Why Instructional Design matters
In the first post of this series, I wrote about my observations of blurring the lines between web design and elearning, as well as the obsession with beauty over useful. In this post, I’ll explore what the differences between the web design and instructional/e-learning design. They are different, but closely associated, design approaches.
So, the closing question at the end of the previous post was “does instructional design matter”? I’m going to declare my bias right up front. I am an instructional designer. I think instructional design matters. A lot. Some would argue that instructional design doesn’t matter and is “old style”. I think a good instructional designer is going to know HOW to best support learning and when a good instructional designer thinks an e-learning course is a good fit, they know it’s different than a website.
What IS instructional design?
In short, instructional design is the systematic process by which instructional materials are designed, developed, and delivered. (See more at: http://www.instructionaldesigncentral.com/htm/IDC_instructionaldesigndefinitions.htm#sthash.LUqc4b3I.dpuf)
To me instructional design is primarily to provide access to learning activities, sometimes through a guided sequence of content. The overall design intent is engagement, learning and behaviour change.
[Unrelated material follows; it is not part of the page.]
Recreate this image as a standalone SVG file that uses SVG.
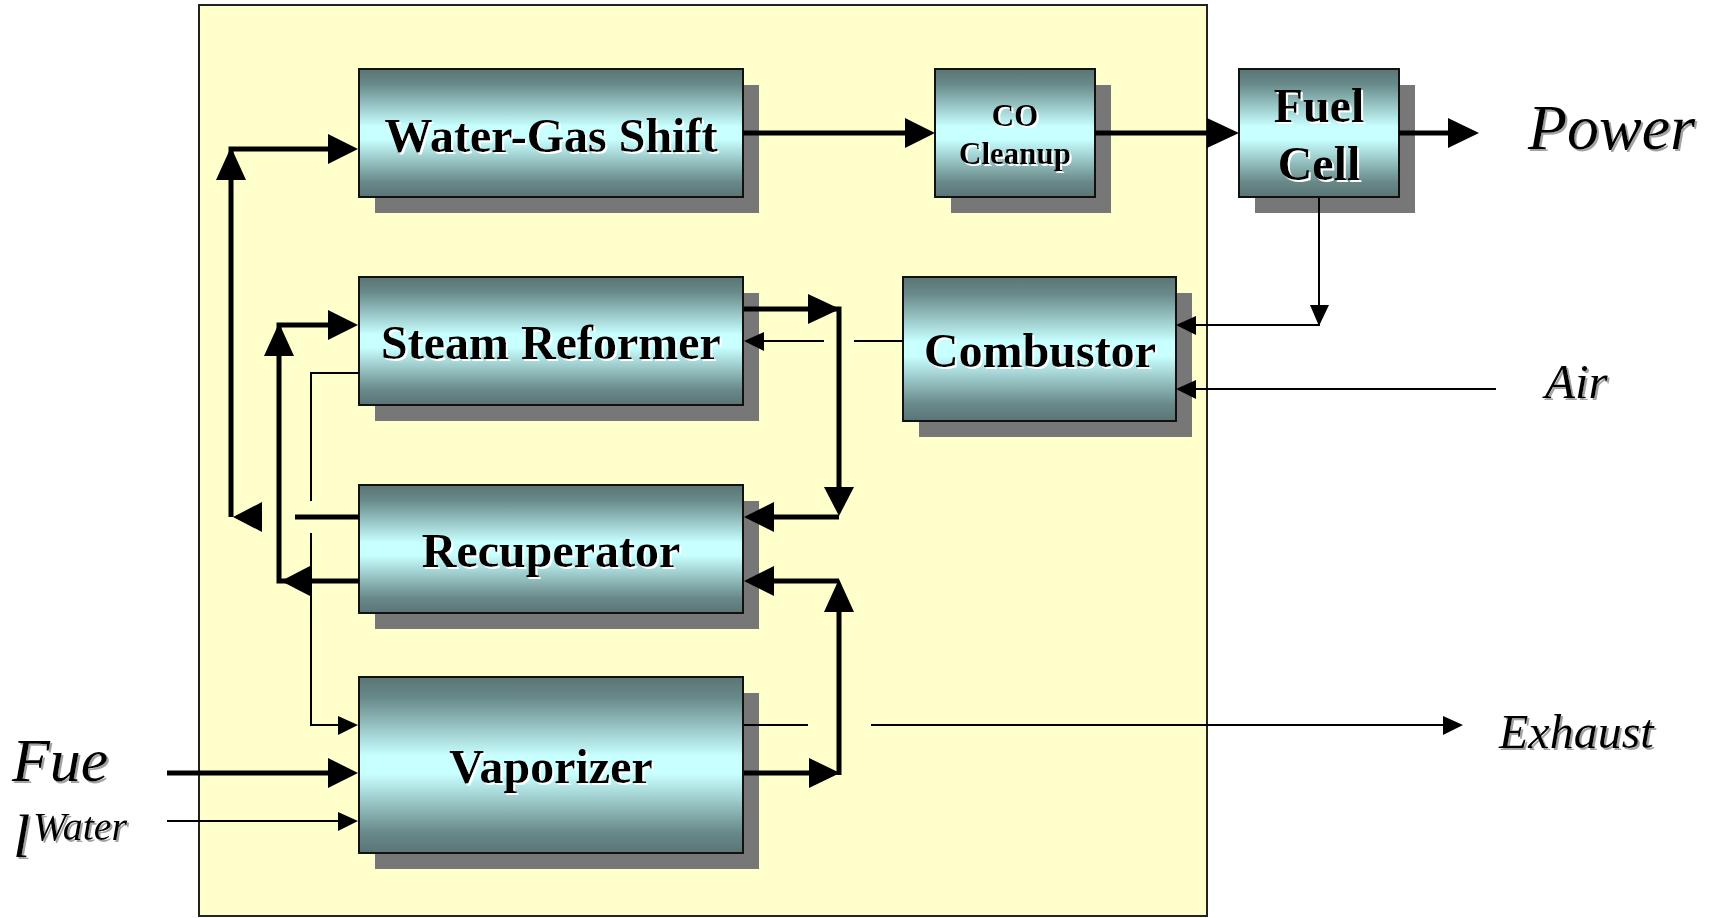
<svg xmlns="http://www.w3.org/2000/svg" width="1714" height="918" viewBox="0 0 1714 918">
<defs>
<linearGradient id="boxg" x1="0" y1="0" x2="0" y2="1">
<stop offset="0" stop-color="#5b7474"/>
<stop offset="0.12" stop-color="#698a8a"/>
<stop offset="0.45" stop-color="#c8ffff"/>
<stop offset="0.55" stop-color="#c8ffff"/>
<stop offset="0.88" stop-color="#698a8a"/>
<stop offset="1" stop-color="#5b7474"/>
</linearGradient>
<filter id="wsh" x="-10%" y="-10%" width="120%" height="130%">
<feDropShadow dx="2" dy="2" stdDeviation="0.4" flood-color="#ffffff" flood-opacity="1"/>
</filter>
<filter id="gsh" x="-10%" y="-10%" width="120%" height="130%">
<feDropShadow dx="2" dy="2" stdDeviation="0.6" flood-color="#999999" flood-opacity="0.9"/>
</filter>
</defs>
<style>
.shadow{fill:#777777}
.box{fill:url(#boxg);stroke:#111;stroke-width:2}
.bt{font-family:"Liberation Serif","Times New Roman",serif;font-weight:bold;fill:#000;text-anchor:middle;filter:url(#wsh)}
.it{font-family:"Liberation Serif","Times New Roman",serif;font-style:italic;fill:#000;filter:url(#gsh)}
.thick{stroke:#000;stroke-width:5;fill:none}
.thin{stroke:#000;stroke-width:2;fill:none}
.ah{fill:#000}
</style>
<rect x="0" y="0" width="1714" height="918" fill="#ffffff"/>
<rect id="frame" x="199" y="5" width="1008" height="911" fill="#ffffcc" stroke="#222" stroke-width="2"/>

<g id="wgs">
<rect class="shadow" x="375" y="85" width="384" height="128"/>
<rect class="box" x="359" y="69" width="384" height="128"/>
<text class="bt" x="551" y="152" font-size="48">Water-Gas Shift</text>
</g>
<g id="co-cleanup">
<rect class="shadow" x="951" y="85" width="160" height="128"/>
<rect class="box" x="935" y="69" width="160" height="128"/>
<text class="bt" x="1015" y="126" font-size="31">CO</text>
<text class="bt" x="1015" y="164" font-size="31">Cleanup</text>
</g>
<g id="fuel-cell">
<rect class="shadow" x="1255" y="85" width="160" height="128"/>
<rect class="box" x="1239" y="69" width="160" height="128"/>
<text class="bt" x="1319" y="122" font-size="48">Fuel</text>
<text class="bt" x="1319" y="180" font-size="48">Cell</text>
</g>
<g id="steam-reformer">
<rect class="shadow" x="375" y="293" width="384" height="128"/>
<rect class="box" x="359" y="277" width="384" height="128"/>
<text class="bt" x="551" y="359" font-size="48">Steam Reformer</text>
</g>
<g id="combustor">
<rect class="shadow" x="919" y="293" width="273" height="144"/>
<rect class="box" x="903" y="277" width="273" height="144"/>
<text class="bt" x="1040" y="367" font-size="48">Combustor</text>
</g>
<g id="recuperator">
<rect class="shadow" x="375" y="501" width="384" height="128"/>
<rect class="box" x="359" y="485" width="384" height="128"/>
<text class="bt" x="551" y="567" font-size="48">Recuperator</text>
</g>
<g id="vaporizer">
<rect class="shadow" x="375" y="693" width="384" height="176"/>
<rect class="box" x="359" y="677" width="384" height="176"/>
<text class="bt" x="551" y="783" font-size="48">Vaporizer</text>
</g>

<g id="connectors">
<!-- top row -->
<line class="thick" x1="743" y1="133" x2="910" y2="133"/>
<polygon class="ah" points="935,133 905,118 905,148"/>
<line class="thick" x1="1095" y1="133" x2="1212" y2="133"/>
<polygon class="ah" points="1239,133 1207,118 1207,148"/>
<line class="thick" x1="1399" y1="133" x2="1452" y2="133"/>
<polygon class="ah" points="1479,133 1448,118 1448,148"/>
<!-- fuel cell to combustor -->
<polyline class="thin" points="1319,198 1319,325 1190,325"/>
<polygon class="ah" points="1319,326 1310,305 1329,305"/>
<polygon class="ah" points="1176,325 1196,316 1196,335"/>
<!-- air -->
<line class="thin" x1="1496" y1="389" x2="1190" y2="389"/>
<polygon class="ah" points="1176,389 1196,380 1196,399"/>
<!-- WGS feed loop -->
<polyline class="thick" points="231,517 231,149 332,149"/>
<polygon class="ah" points="231,147 216,180 246,180"/>
<polygon class="ah" points="358,149 328,134 328,164"/>
<polygon class="ah" points="233,517 262,502 262,532"/>
<line class="thick" x1="295" y1="517" x2="359" y2="517"/>
<!-- SR feed loop -->
<polyline class="thick" points="359,581 279,581 279,325 332,325"/>
<polygon class="ah" points="279,323 264,356 294,356"/>
<polygon class="ah" points="358,325 328,310 328,340"/>
<polygon class="ah" points="281,581 310,566 310,596"/>
<!-- thin SR to vaporizer -->
<polyline class="thin" points="359,373 311,373 311,501"/>
<polyline class="thin" points="311,533 311,725 340,725"/>
<polygon class="ah" points="358,725 338,716 338,735"/>
<!-- SR right to recuperator -->
<polyline class="thick" points="744,309 839,309 839,490"/>
<polygon class="ah" points="840,309 808,294 808,324"/>
<polygon class="ah" points="839,516 824,487 854,487"/>
<line class="thick" x1="839" y1="517" x2="770" y2="517"/>
<polygon class="ah" points="744,517 774,502 774,532"/>
<!-- combustor to SR (thin) -->
<line class="thin" x1="903" y1="341" x2="854" y2="341"/>
<line class="thin" x1="824" y1="341" x2="760" y2="341"/>
<polygon class="ah" points="744,341 764,332 764,351"/>
<!-- vaporizer right to recuperator -->
<line class="thick" x1="744" y1="773" x2="814" y2="773"/>
<polygon class="ah" points="840,773 809,758 809,788"/>
<line class="thick" x1="839" y1="775" x2="839" y2="607"/>
<polygon class="ah" points="839,579 824,612 854,612"/>
<line class="thick" x1="839" y1="581" x2="770" y2="581"/>
<polygon class="ah" points="744,581 774,566 774,596"/>
<!-- exhaust -->
<line class="thin" x1="744" y1="725" x2="808" y2="725"/>
<line class="thin" x1="871" y1="725" x2="1446" y2="725"/>
<polygon class="ah" points="1463,725 1443,716 1443,735"/>
<!-- fuel / water -->
<line class="thick" x1="167" y1="773" x2="332" y2="773"/>
<polygon class="ah" points="358,773 328,758 328,788"/>
<line class="thin" x1="167" y1="821" x2="340" y2="821"/>
<polygon class="ah" points="358,821 338,812 338,831"/>
</g>

<g id="labels">
<text class="it" x="1528" y="149" font-size="64">Power</text>
<text class="it" x="1545" y="398" font-size="49">Air</text>
<text class="it" x="1499" y="748" font-size="48">Exhaust</text>
<text class="it" font-size="62"><tspan x="12" y="781">Fue</tspan><tspan x="13" y="857">l</tspan></text>
<text class="it" x="33" y="840" font-size="40">Water</text>
</g>
</svg>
How is it different than web design?
“A Web designer is someone who prepares content for the Web. This role is mainly related to the styling and layout of pages with content, including text and images.” (https://www.techopedia.com/definition/23888/web-designer)
To me web design is primarily to organize and structure information so it can be located easily and to style content. The overall design intent is efficiency and succinct communication.
Why does it matter?
A web designer cares about CONTENT first. What is the body of information that we have to work with? How can we categorize it logically in areas that make sense? How do we structure this content to meet the goals? The website owner (“the client”) decides what content is in there, and the web designer determines how to organize it. In looking at the competencies for a web designer (or user experience designer), there’s no mention of behaviour change.
An instructional designer cares about ACTIVITY first and content second. What are they going to do with that content? Should this content be included? What format should it be in? What order should it appear in to ensure that it sequences in a way that supports behaviour change? The instructional designer advises (or should) the online course owner (“the client”) what content should be included and in what format. More of a content advisor. These competencies are different than those of web design.
I could be wrong, but the biggest differences to me are:
- Design intent – what is the reason for this site/course to exist?
- Role of the designer – web designers offer expertise on how to treat content; instructional designers offer expertise on whether or not the content is the right content and what activity is necessary to meet the instructional goal. Perhaps it’s too simplistic, but I think that web designers focus more on the output (they work with what they are given) and instructional designers focus first on the input and then on the output.
- Audience – web designers are building for a broad audience; instructional designers are (attempting) to build for a focused audience
- Who benefits – a website benefits the client who commissioned it, whereas an online course benefits the individual who is taking the course
What about graphic design?
Both instructional designers and web designers care about the visual aspects of the project. How we use visuals and what the purpose of it, differs, but it’s pretty nuanced. I think (and I could be wrong), that visuals can stand alone more in web design, whereas in instructional design, visuals are used to support the instructional goal. Pretty is not enough. It has to look good, but not detract from the instructional purpose. I have seen online courses that are so meticulously visually designed, but it’s almost distracting and you’d remember the theme or the style, but not actually learn anything. I think it’s a really hard balance, but I’d hope that an instructional designer would direct the graphic designer to ensure that the end result is a perfect balance of form and function.
So, who cares what it’s called?
Design is a word that gets tossed around pretty frequently these days. But, it’s not a homogenous profession. I worry that not differentiating instructional design from web design or graphic design diminishes the field of instructional design. I worry that it’s seen as an unnecessary or so easy that any related field (or smart enough person) can just “make training”. Why pay someone to do instructional design at all? I worry that there’s an overemphasis on style instead of substance. Dazzle them with beauty and no one will realize that the course itself is hollow. I worry that instructional designers are not educating people about the importance of instructional design.
So, how to channel that worry into something more productive?
- Do a better job defining the value of instructional design so clients can feel good about investing in it.
- Work on comparison samples to show the differences – perhaps take a website and create an online course out of it.
- Continue to pursue e-learning design that’s begins with substance and is enhanced with style.
Whatever design you are referring to, one principle that should weave through all types of design is to make something useful. So, if your users need to learn something, you should engage the services of an instructional designer.